In its biannual outlook the IMF says a fragile economic recovery could be jeopardised by failed efforts to cut debt around the globe.

“The recovery has weakened considerably. Strong policies are needed to improve the outlook and reduce the risks,” Olivier Blanchard, the IMF’s chief economist, said.

“Markets have clearly become more sceptical about the ability of many countries to stabilise their public debt. Fear of the unknown is high.”

“Europe must get its act together,” Mr Blanchard said, adding that there was “widespread perception policymakers are one step behind the action”. Urging a speedy implementation of the July 21 agreement to bolster the single currency area’s €440bn bail-out fund, he said: “The eurozone is a major source of worry. This is a call to arms.”

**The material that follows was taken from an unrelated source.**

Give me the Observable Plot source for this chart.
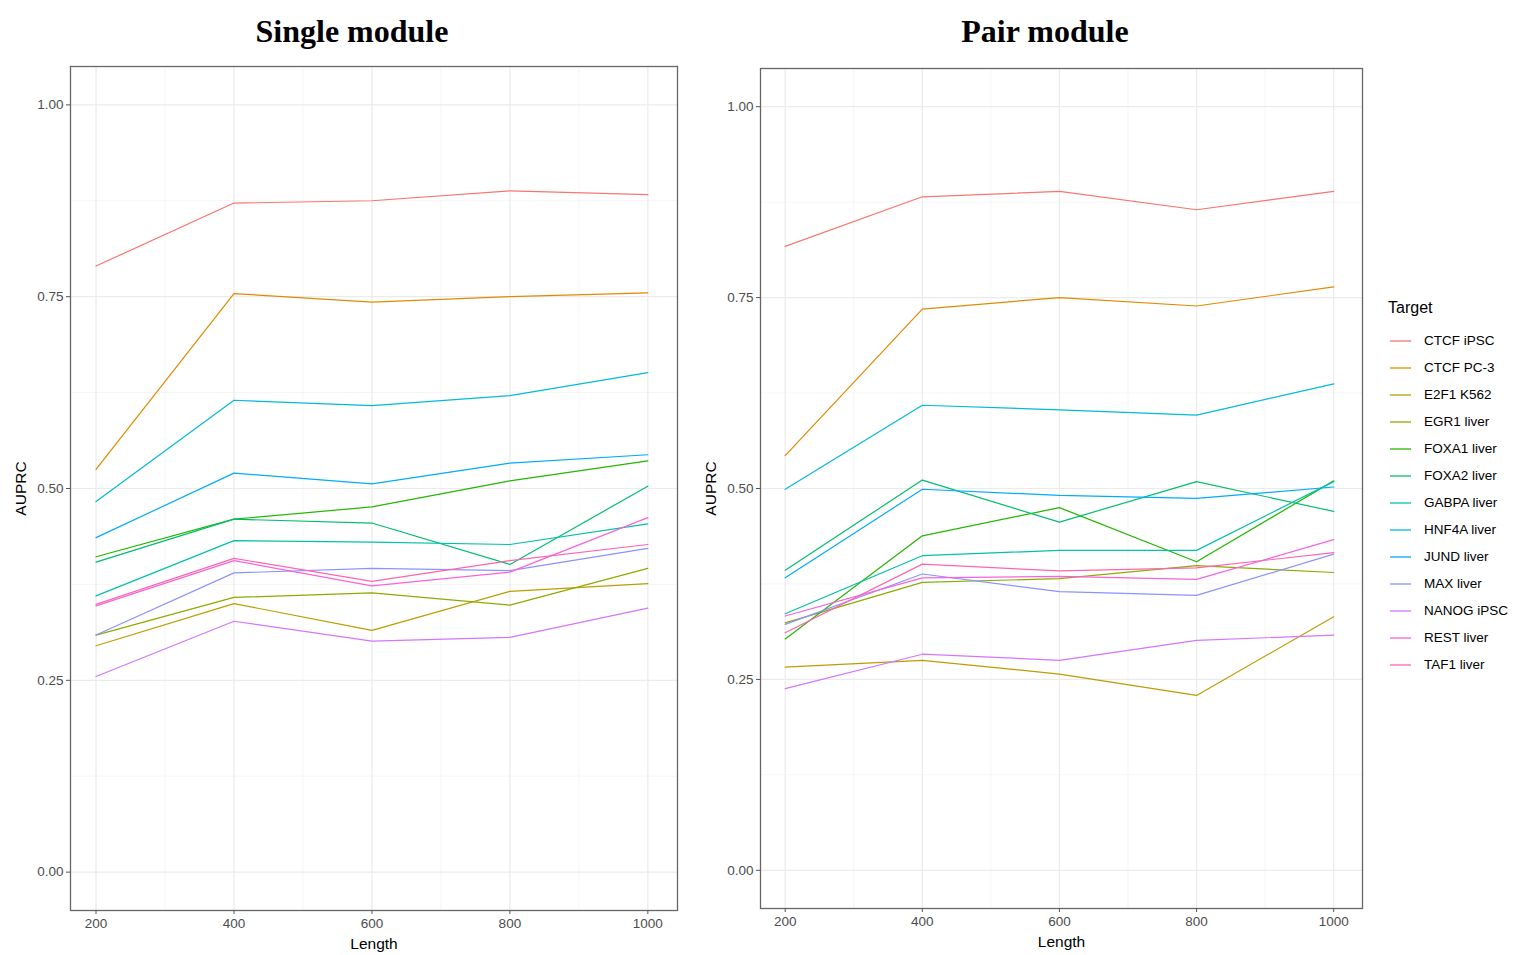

“In the euro area, the adverse feedback loop between weak sovereign and financial institutions needs to be broken. Fragile financial institutions must be asked to raise more capital, preferably through private solutions. If these are not available, they will have to accept injections of public capital or support from the EFSF, or be restructured or closed.”

“Global activity has weakened and become more uneven, confidence has fallen sharply recently, and downside risks are growing,” the IMF said as it cut its global growth forecast for both 2011 and 2012.

The IMF’s World Economic Outlook called the Japanese tsunami and the rise in oil prices caused by the unrest in north Africa and the Middle East as two of a “barrage” of shocks to hit the international economy in 2011.

It said it now expected the global economy to expand by 4% in both 2011 and 2012, cuts of 0.3 points and 0.5 points since it last published forecasts three months ago.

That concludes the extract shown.